**Task to complete:** Look over the lines below. Report each one that includes the string "matplotlib".

**Supplied material:**
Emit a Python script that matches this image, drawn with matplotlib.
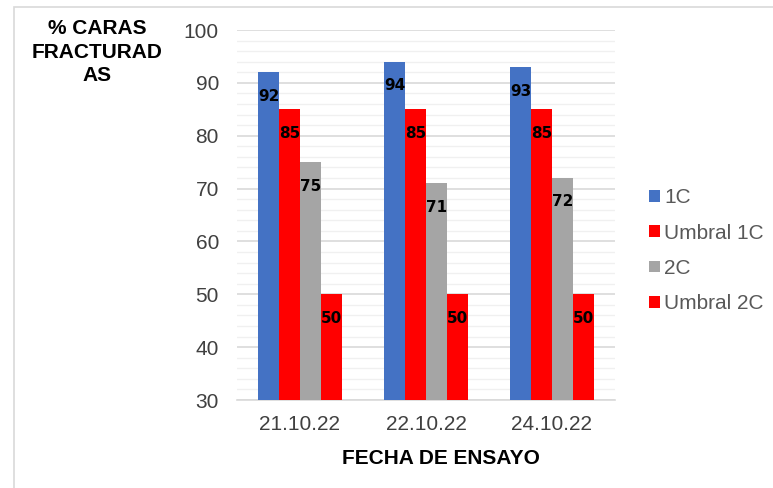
import matplotlib
matplotlib.use("Agg")
import matplotlib.pyplot as plt
import numpy as np
from matplotlib.patches import Rectangle, Patch
from matplotlib.ticker import MultipleLocator

categories = ["21.10.22", "22.10.22", "24.10.22"]
series_names = ["1C", "Umbral 1C", "2C", "Umbral 2C"]
values_1c = [92, 94, 93]
values_umbral_1c = [85, 85, 85]
values_2c = [75, 71, 72]
values_umbral_2c = [50, 50, 50]
colors = ["#4472C4", "#FF0000", "#A5A5A5", "#FF0000"]

plt.rcParams['font.family'] = ['Liberation Sans', 'DejaVu Sans']

fig = plt.figure(figsize=(7.73, 4.88), dpi=100)
ax = fig.add_axes([237/773, 1-400/488, (615-237)/773, (400-30)/488])

all_vals = [values_1c, values_umbral_1c, values_2c, values_umbral_2c]
x = np.arange(len(categories))
w = 1/6
for i, (vals, col, name) in enumerate(zip(all_vals, colors, series_names)):
    pos = x + (i - 1.5) * w
    ax.bar(pos, [v - 30 for v in vals], bottom=30, width=w, color=col, label=name, zorder=3)
    for p, v in zip(pos, vals):
        ax.annotate(str(v), (p, v), xytext=(0, -24), textcoords='offset pixels',
                    ha='center', va='center', fontsize=11, fontweight='bold',
                    family=['DejaVu Sans'], color='black', zorder=4)

ax.set_xlim(-0.5, 2.5)
ax.set_ylim(30, 100)
ax.yaxis.set_major_locator(MultipleLocator(10))
ax.yaxis.set_minor_locator(MultipleLocator(2))
ax.grid(axis='y', which='major', color='#D9D9D9', linewidth=1.2, zorder=0)
ax.grid(axis='y', which='minor', color='#F0F0F0', linewidth=1.0, zorder=0)
ax.set_axisbelow(True)
ax.set_xticks(x)
ax.set_xticklabels(categories)
ax.tick_params(axis='both', which='both', length=0, labelsize=15, colors='#404040')
ax.tick_params(axis='x', pad=11)
ax.tick_params(axis='y', pad=13)
for s in ['top', 'right', 'left']:
    ax.spines[s].set_visible(False)
ax.spines['bottom'].set_color('#D9D9D9')
ax.spines['bottom'].set_linewidth(1.2)

fig.text(97/773, 1-52/488, "% CARAS\nFRACTURAD\nAS", ha='center', va='center',
         fontsize=15, fontweight='bold', color='black', linespacing=1.3)
fig.text(441/773, 1-458/488, "FECHA DE ENSAYO", ha='center', va='center',
         fontsize=15, fontweight='bold', color='black')

handles = [Patch(facecolor=c, edgecolor='none') for c in colors]
leg = fig.legend(handles, series_names, loc='upper left', bbox_to_anchor=(639/773, 1-178/488),
                 frameon=False, fontsize=15, handlelength=0.5, handleheight=0.5,
                 handletextpad=0.2, labelspacing=0.78, borderpad=0)
for t in leg.get_texts():
    t.set_color('#595959')

fig.patches.append(Rectangle((14/773, -0.05), 1.2, 1-7/488+0.05, transform=fig.transFigure,
                             fill=False, edgecolor='#D9D9D9', linewidth=1.2))

fig.savefig("out.png", dpi=100)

**Right answer:**
Emit a Python script that matches this image, drawn with matplotlib.
import matplotlib
matplotlib.use("Agg")
import matplotlib.pyplot as plt
from matplotlib.patches import Rectangle, Patch
from matplotlib.ticker import MultipleLocator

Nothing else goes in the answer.